Aerothermodynamic Performance Enhancement of Sphere-Cones Using the Artificially Blunted Leading-Edge Concept

Artificially blunted leading edges created by the use of a flow-through channel sized to choke at supersonic conditions have been shown to be effective in significantly reducing drag in high-speed flow over blunted airfoils. Results of work to apply the concept to blunted sphere-cones and the use of a channel at a leading edge to enhance lift are presented. This enhancement is caused by the internal flow creating suction at the channel lip. Proof-of-concept numerical simulations on various sphere-cone configurations at different flight conditions show the concept's effectiveness in reducing drag of axisymmetric bodies.

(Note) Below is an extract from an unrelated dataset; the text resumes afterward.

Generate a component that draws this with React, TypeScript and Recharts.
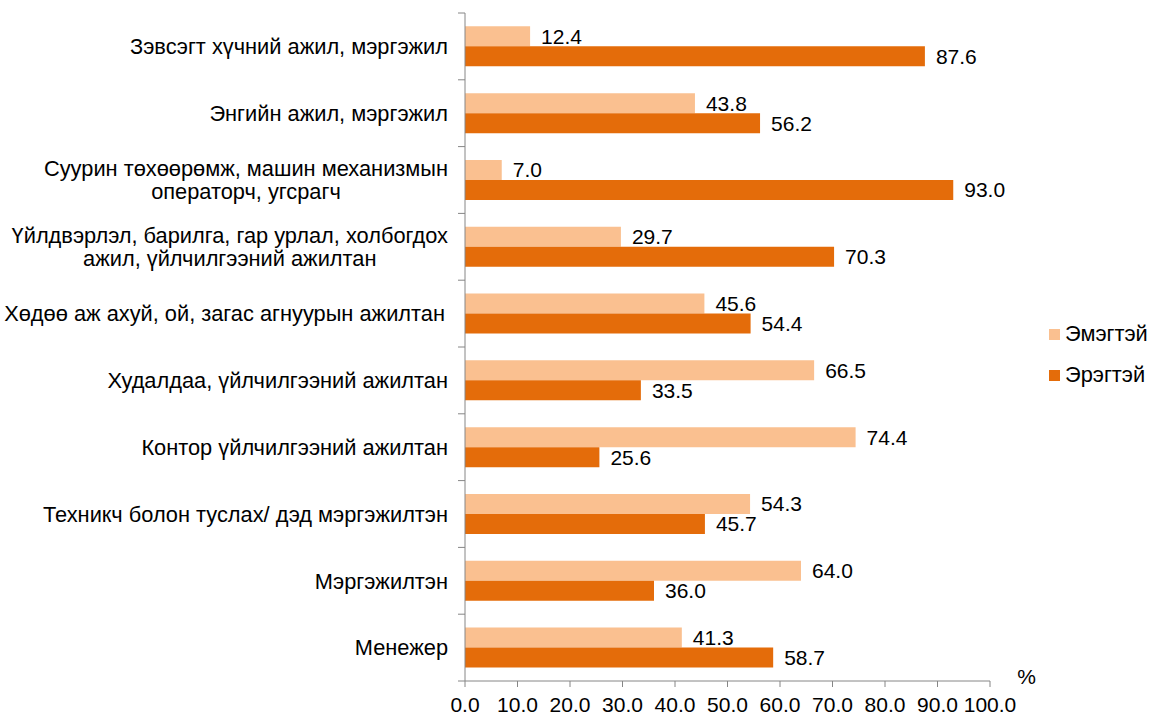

Experimental data are used to validate the predicted drag reduction at alpha = 0 deg, Mach 2.25-2.5 range, and sea-level conditions. Direct correlations between the channel size and drag reduction, lip geometry and lift increment, as well as between the channel lip radius and peak heat-transfer rates, were established and characterized using an efficient concept evaluation method. These polynomial models for force coefficients and heat-transfer rates are used by a gradient-based optimizer to generate derivatives of a 10-deg sphere-cone with the concept for operation at Mach 7, 20-km altitude. These geometries had approximately 5 percent higher lift-to-drag ratio and similar peak heating rates as the baseline. To mitigate the potential system-level drawbacks caused by a straight channel, a cowl-like derivative with curved channels exhausting from the forebody was investigated and found to provide comparable performance enhancement. (Author)